RE: RARA-AVIS:the author or the work?

Date: 27 Apr 2000

One thing Keith said struck me,

"Which brings me to my Second Point: It may be a better critical paradigm to look at each work, rather than classify each author."

I know this is said in relation to subgenre classification ("hardboiled")--and most would agree with the point--, but it raises an interesting question of valuation that I don't recall being addressed on this list.

Some authors are valued for certain individual titles, but there seem to be others whose whole corpus (not corpse) makes them significant--no single big works, but what they're doing with a series character who develops or with variations on a plot or theme. I get that idea, occasionally, when folks insist that the best thing to do is start with the first work written to see whether you'll like an author. And perhaps some would argue that the whole of some author's work makes him or her just as "big" as someone who has written a handful of big titles.
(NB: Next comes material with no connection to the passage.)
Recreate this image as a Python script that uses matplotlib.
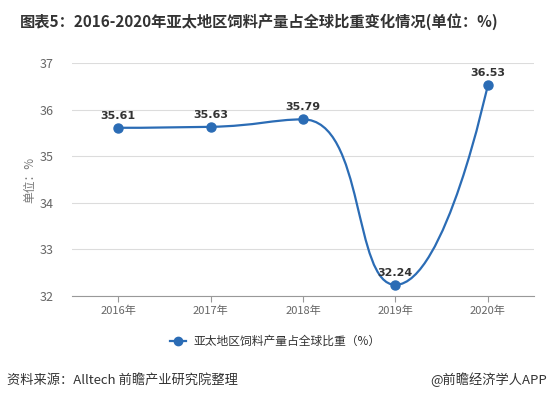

For instance: Don't we tend to prize a James Cain for just a few titles, whereas we prize a Ross Thomas for a general quality of output throughout much of his career?

I'm really less interested in rating particular authors than the somewhat anti- academic proposition that FOR GENRE FANS (which we are), a career of many not- quite-masterpieces may elevate an author as high (or higher) as a career of 2-3 masterpieces. Less interested in our standards for masterpieces and choices, than how we apply them in choosing the authors we like. What about it?

Be interested in responses if I haven't fogged the question too much.